25 APRILE: UNA GIORNATA A MEMORIA DELLA LIBERAZIONE

Lo riesco ad immaginare. Me lo figuro magro, slanciato, biondino. Oppure un ragazzone ben piantato dalla barba lunga. Potrebbe chiamarsi Alfredo, Armando, Giovanni, Paolo o Luca. Potrebbe avere intorno ai vent’anni, gli anni della gioventù, gli anni in cui tutti noi, oggi, siamo abituati ad immaginarci un futuro, un lavoro, una famiglia.

Lui, invece, chiunque sia, sta chiuso, in una celletta buia, con un foglio di carta ed una penna per scrivere quella che sarà la sua ultima lettera.

“Cari mamma e papà, cari tutti, devo dirvi addio. Non piangetemi, sono sereno.”

Poche righe per lasciare al mondo il segno di un coraggio e di un valore che sta a noi, oggi, onorare.

Alfredo, Armando, Giovanni, Paolo, o qualunque sia il suo nome, è stato condannato a morte: “Mi hanno condannato” – scrive – “solo perché sono partigiano”.

I partigiani – lo dice la parola stessa – sono coloro che, durante l’occupazione nazi-fascista dell’Italia – scelsero da che parte stare: combatterono, resistettero, morirono per l’ideale di un Paese libero, democratico, civile.

Sta racchiuso tutto qui il senso della giornata che ogni anno, simbolicamente il venticinquesimo giorno di aprile, celebriamo a memoria della “liberazione”, proprio nell’anniversario di quel giorno in cui scattò, in Italia, l’ordine di resa per quei territori ancora occupati e, a valore ancor più suggestivo, in Germania, l’esercito statunitense e i relativi alleati, fecero irruzione nel campo di concentramento di Buchenwald.

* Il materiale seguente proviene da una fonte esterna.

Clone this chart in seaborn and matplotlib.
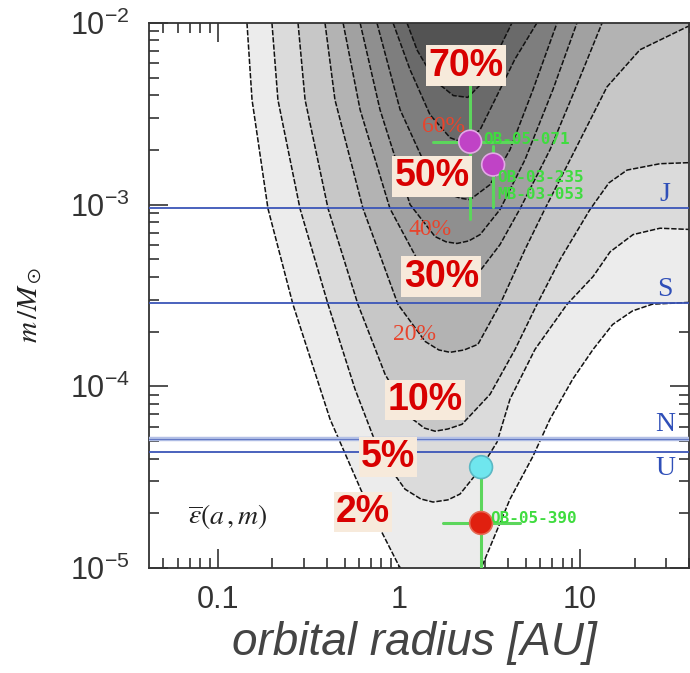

Non è difficile immaginare che quel giovanotto, autore di una lettera d’addio, non abbia visto quella giornata del 1945 né tanto meno le giornate successive a cui, quasi distrattamente, ognuno di noi, di anno in anno, dedica l’emozione di un tricolore sui social network o di una parata sotto casa.

Mi sento, quindi, a questo punto, in dovere di non dare più spazio all’immaginazione, ma di rendere onore alla realtà che è stata e, senza la quale, non saremmo ciò che siamo: scelgo, tra le tante, una lettera che, oltre alla mia immaginazione, ha fatto parte della nostra storia.

“Carissimi genitori, parenti e amici tutti, devo comunicarvi una brutta notizia. Io e Candido, tutt’e due, siamo stati condannati a morte. Fatevi coraggio, noi siamo innocenti. Ci hanno condannati solo perché siamo partigiani. Io sono sempre vicino a voi.

Dopo tante vitacce, in montagna, dover morir così…

Ma, in Paradiso, sarò vicino a mio fratello, con la nonna, e pregherò per tutti voi.

Vi sarò sempre vicino, vicino a te, caro papà, vicino a te, mammina.

Vado alla morte tranquillo assistito dal Cappellano delle Carceri che, a momenti, deve portarmi la Comunione. Andate poi da lui, vi dirà dove mi avranno seppellito.

Pregate per me. Vi chiedo perdono, se vi ho dato dei dispiaceri.

Dietro il quadro della Madonna, nella mia stanza, troverete un po’ di denaro. Prendetelo e fate dire una Messa per me. La mia roba datela ai poveri del paese. Salutatemi il Parroco ed il Teologo, e dite loro che preghino per me. Voi fatevi coraggio. Non mettetevi in pena per me.

Sono in Cielo e pregherò per voi. Termino con mandarvi tanti baci e tanti auguri di buon Natale.

Io lo passerò in Cielo. Arrivederci in Paradiso.

Vostro figlio Armando”

Armando non è più un frutto della mia fantasia, Armando Amprino, invece, era ed è parte della realtà: un giovane di diciannove anni che ha scelto di sacrificare il suo futuro per il nostro domani, il suo impegno per i nostri ideali.

Torno, dunque, alla realtà e penso a me quando avevo diciannove anni, penso ai tanti che hanno oggi diciannove anni. Come sono?! Come eravamo?! Semplicemente giovani con la voglia di vivere, sognare, pensare ad un futuro.

Armando, invece, ha fatto una scelta di Amore e libertà; ed è morto, ammazzato, fucilato, solo contro un muro, nel freddo dicembre del 1944.

E, se vogliamo, proprio oggi che viviamo nuovi tempi di incertezza e nuove minacce di guerra, dare un senso a ciò che è stato e a ciò che ogni giorno viviamo, dobbiamo, tutti, sentire il dovere di continuare a sognare, anche per lui e, soprattutto, grazie a lui e ai tanti, come lui, che ci hanno regalato la libertà, la civiltà, la dignità.